6h. Gros caprice parce que son père est parti se doucher.
10h. Caprice monumental parce que son cousin ne l’a pas laissé monter en premier à l’escalier du belvédère de sa balade préférée de bord de mer.
12h30. Pleurs incontrôlables parce qu’on a mis de la crème dans ses pâtes.
15h. Caprice parce que Dernier veut dessiner avec elle sur son livre.
17h.

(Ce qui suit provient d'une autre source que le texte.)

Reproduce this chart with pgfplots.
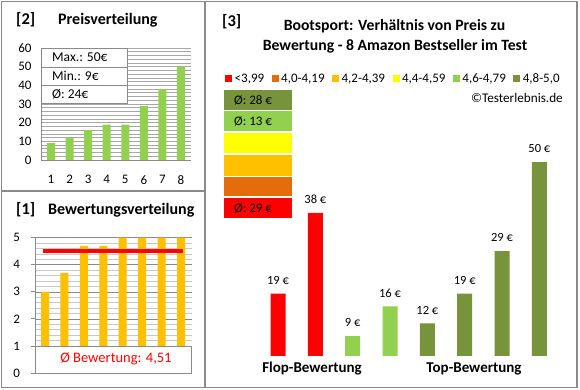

Coups de pieds et de poings par terre parce qu’elle n’aime pas qu’on pousse la balançoire comme ça et qu’elle ne veut pas laisser ses cousins se mettre debout puisque c’est interdit et dangereux.
18h30. Pleurs parce qu’elle ne veut pas qu’on chante cette chanson qu’elle chante d’habitude toute seule.
19h30. Dernière crise dans la chambre, au moment du coucher, puisqu’on n'a pas pris son livre préféré.
Dans la cuisine, le soir, mon beau-frère, qui a épuisé toute sa patience à trouver des solutions pacifiques à cette gamine qu’il reconnaît à peine, s’ouvre avec douleur: que sa fille n’arrête pas de faire des caprices, est insupportable, inflexible, alors que les miens ne font pas de caprice, qu’ils sont plus dociles, plus faciles.
Voilà bien un scoop des vacances: mes enfants sont faciles? Mes enfants, les trois trolls, cro-magnons, brutes, rendent d’autres parents verts d’envie?
Malheureusement, apprendre à ne plus être la première, apprendre à partager l’attention des adultes, apprendre à se résigner de ne pas être écoutée, est un processus douloureux. Et mes enfants passent par là toute la journée, avec plus ou moins de difficultés. Alors que ma nièce n’est jamais allée se perdre dans ce sombre bois maudit.
Ce curieux retournement tamise un peu mon envie d’avoir des enfants mieux élevés que les miens. Quand je vois ma nièce, si obéissante, si mûre, si liée à ses émotions, quand je vois mon beau-frère, si patient, réussissant à être le parent que j’aurais aimé être et que je ne suis plus depuis des années, quand je vois ma belle-sœur, toujours aidée, par sa propre famille, par sa belle-famille, qui jamais, n’est seule avec ses enfants, toujours dans une parentalité accompagnée, je sais aussi que mes failles, mes faiblesses, mes compromissions sont importantes à l’épanouissement de mes enfants.
Parce qu’en fin de compte, du haut de mes bientôt 9 ans de maternité, j’ai aussi dû acquérir, à force de sentiment d’échec, de soirées difficiles, de journées périlleuses où la patience flanche, beaucoup de lâcher-prise. J’ai dû abandonner beaucoup de mes idéaux auxquels mon beau-frère et ma belle-sœur, à force de travail admirable et de résignation surhumaine, s’accrochent encore. L’apprentissage qu’il n’est pas nécessaire d’épargner toutes les peines à son enfant est encore douloureux pour eux, il est, ben - haussement d’épaules - plus intégré pour Mari et moi.
J’ai dû apprendre à trouver que je suis une mère suffisamment bonne et que mes enfants sont globalement, généralement, avec encore un peu d’eau, d’air pur et de soleil, suffisamment verts.